------ Dataset content

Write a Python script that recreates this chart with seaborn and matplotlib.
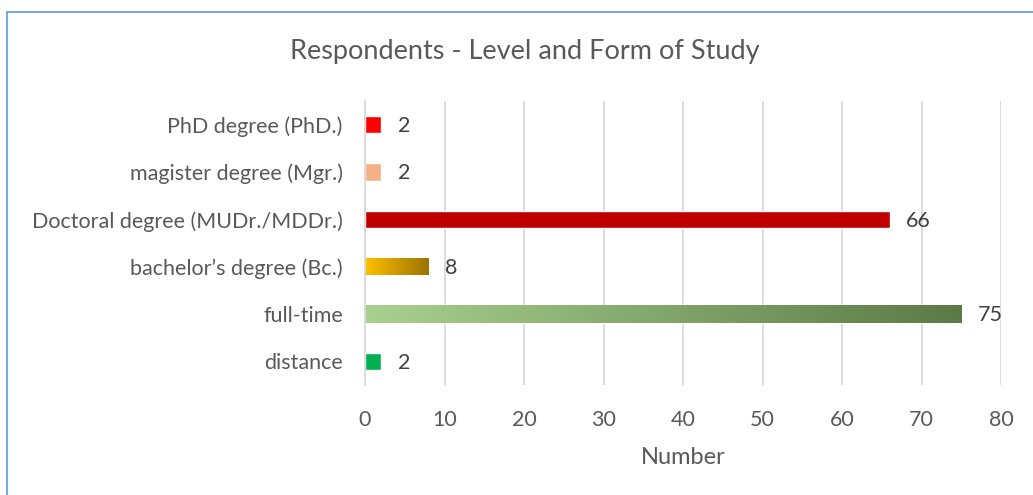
import numpy as np
import pandas as pd
import matplotlib
matplotlib.use("Agg")
import matplotlib.pyplot as plt
from matplotlib.colors import LinearSegmentedColormap
from matplotlib.patches import Rectangle
import seaborn as sns

categories = [
    "PhD degree (PhD.)",
    "magister degree (Mgr.)",
    "Doctoral degree (MUDr./MDDr.)",
    "bachelor\u2019s degree (Bc.)",
    "full-time",
    "distance",
]
counts = [2, 2, 66, 8, 75, 2]
bar_colors = ["#FF0000", "#F4B183", "#C00000", "#FFC000", "#A9D18E", "#00B050"]
# horizontal gradients (start, end) for selected bars
gradients = {
    "bachelor\u2019s degree (Bc.)": ("#FFC000", "#9C7200"),
    "full-time": ("#A9D18E", "#5C7A48"),
}
x_ticks = [0, 10, 20, 30, 40, 50, 60, 70, 80]

sns.set_theme(style="white")
plt.rcParams["font.family"] = ["Lato", "DejaVu Sans"]

text_color = "#595959"
df = pd.DataFrame({"category": categories, "count": counts})

fig = plt.figure(figsize=(10.33, 4.95), dpi=100)
ax = fig.add_axes([365 / 1033, 1 - 385 / 495, (1001 - 365) / 1033, (385 - 101) / 495])

sns.barplot(
    data=df, y="category", x="count", hue="category",
    palette=bar_colors, order=categories, hue_order=categories,
    orient="h", width=0.36, legend=False, ax=ax, saturation=1,
)

ax.set_xlim(0, 80)
ax.set_ylim(len(categories) - 0.5, -0.5)
ax.set_xticks(x_ticks)
ax.set_xticklabels([str(t) for t in x_ticks])
ax.grid(axis="x", color="#D9D9D9", linewidth=1.3)
ax.set_axisbelow(True)
for s in ["top", "right", "bottom"]:
    ax.spines[s].set_visible(False)
ax.spines["left"].set_color("#D9D9D9")
ax.spines["left"].set_linewidth(1.3)
ax.tick_params(axis="both", length=0, colors=text_color, labelsize=15.5)
ax.tick_params(axis="y", pad=16)
ax.tick_params(axis="x", pad=18)
ax.set_ylabel("")
ax.set_xlabel("Number", color=text_color, fontsize=17, labelpad=12)

# gradient fills clipped to their bars
for patch, cat in zip(ax.patches, categories):
    if cat in gradients:
        c0, c1 = gradients[cat]
        cmap = LinearSegmentedColormap.from_list(cat, [c0, c1])
        x0, y0 = patch.get_x(), patch.get_y()
        w, h = patch.get_width(), patch.get_height()
        img = ax.imshow(
            np.linspace(0, 1, 256).reshape(1, -1), cmap=cmap, aspect="auto",
            extent=[x0, x0 + w, y0 + h, y0], zorder=patch.get_zorder() + 0.1,
            interpolation="bicubic",
        )
        img.set_clip_path(patch)
ax.set_xlim(0, 80)
ax.set_ylim(len(categories) - 0.5, -0.5)

# value labels
for i, v in enumerate(counts):
    ax.annotate(str(v), xy=(v, i), xytext=(12, -1), textcoords="offset points",
                va="center", ha="left", fontsize=15.5, color="#404040")

fig.text(525 / 1033, 1 - 52 / 495, "Respondents - Level and Form of Study",
         ha="center", va="center", fontsize=19.5, color=text_color)

# chart frame
fig.patches.append(Rectangle((7 / 1033, -0.1), 1.2, 1 - 11.5 / 495 + 0.1,
                             transform=fig.transFigure, fill=False,
                             edgecolor="#5B9BD5", linewidth=1.2))

fig.savefig("out.png", dpi=100, facecolor="white")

------------

- **Your task**: Exclude the pictures, and transcribe all of the material exactly.

- **Full answer**:
Write a Python script that recreates this chart with seaborn and matplotlib.
import numpy as np
import pandas as pd
import matplotlib
matplotlib.use("Agg")
import matplotlib.pyplot as plt
from matplotlib.colors import LinearSegmentedColormap
from matplotlib.patches import Rectangle
import seaborn as sns

categories = [
    "PhD degree (PhD.)",
    "magister degree (Mgr.)",
    "Doctoral degree (MUDr./MDDr.)",
    "bachelor\u2019s degree (Bc.)",
    "full-time",
    "distance",
]
counts = [2, 2, 66, 8, 75, 2]
bar_colors = ["#FF0000", "#F4B183", "#C00000", "#FFC000", "#A9D18E", "#00B050"]
# horizontal gradients (start, end) for selected bars
gradients = {
    "bachelor\u2019s degree (Bc.)": ("#FFC000", "#9C7200"),
    "full-time": ("#A9D18E", "#5C7A48"),
}
x_ticks = [0, 10, 20, 30, 40, 50, 60, 70, 80]

sns.set_theme(style="white")
plt.rcParams["font.family"] = ["Lato", "DejaVu Sans"]

text_color = "#595959"
df = pd.DataFrame({"category": categories, "count": counts})

fig = plt.figure(figsize=(10.33, 4.95), dpi=100)
ax = fig.add_axes([365 / 1033, 1 - 385 / 495, (1001 - 365) / 1033, (385 - 101) / 495])

sns.barplot(
    data=df, y="category", x="count", hue="category",
    palette=bar_colors, order=categories, hue_order=categories,
    orient="h", width=0.36, legend=False, ax=ax, saturation=1,
)

ax.set_xlim(0, 80)
ax.set_ylim(len(categories) - 0.5, -0.5)
ax.set_xticks(x_ticks)
ax.set_xticklabels([str(t) for t in x_ticks])
ax.grid(axis="x", color="#D9D9D9", linewidth=1.3)
ax.set_axisbelow(True)
for s in ["top", "right", "bottom"]:
    ax.spines[s].set_visible(False)
ax.spines["left"].set_color("#D9D9D9")
ax.spines["left"].set_linewidth(1.3)
ax.tick_params(axis="both", length=0, colors=text_color, labelsize=15.5)
ax.tick_params(axis="y", pad=16)
ax.tick_params(axis="x", pad=18)
ax.set_ylabel("")
ax.set_xlabel("Number", color=text_color, fontsize=17, labelpad=12)

# gradient fills clipped to their bars
for patch, cat in zip(ax.patches, categories):
    if cat in gradients:
        c0, c1 = gradients[cat]
        cmap = LinearSegmentedColormap.from_list(cat, [c0, c1])
        x0, y0 = patch.get_x(), patch.get_y()
        w, h = patch.get_width(), patch.get_height()
        img = ax.imshow(
            np.linspace(0, 1, 256).reshape(1, -1), cmap=cmap, aspect="auto",
            extent=[x0, x0 + w, y0 + h, y0], zorder=patch.get_zorder() + 0.1,
            interpolation="bicubic",
        )
        img.set_clip_path(patch)
ax.set_xlim(0, 80)
ax.set_ylim(len(categories) - 0.5, -0.5)

# value labels
for i, v in enumerate(counts):
    ax.annotate(str(v), xy=(v, i), xytext=(12, -1), textcoords="offset points",
                va="center", ha="left", fontsize=15.5, color="#404040")

fig.text(525 / 1033, 1 - 52 / 495, "Respondents - Level and Form of Study",
         ha="center", va="center", fontsize=19.5, color=text_color)

# chart frame
fig.patches.append(Rectangle((7 / 1033, -0.1), 1.2, 1 - 11.5 / 495 + 0.1,
                             transform=fig.transFigure, fill=False,
                             edgecolor="#5B9BD5", linewidth=1.2))

fig.savefig("out.png", dpi=100, facecolor="white")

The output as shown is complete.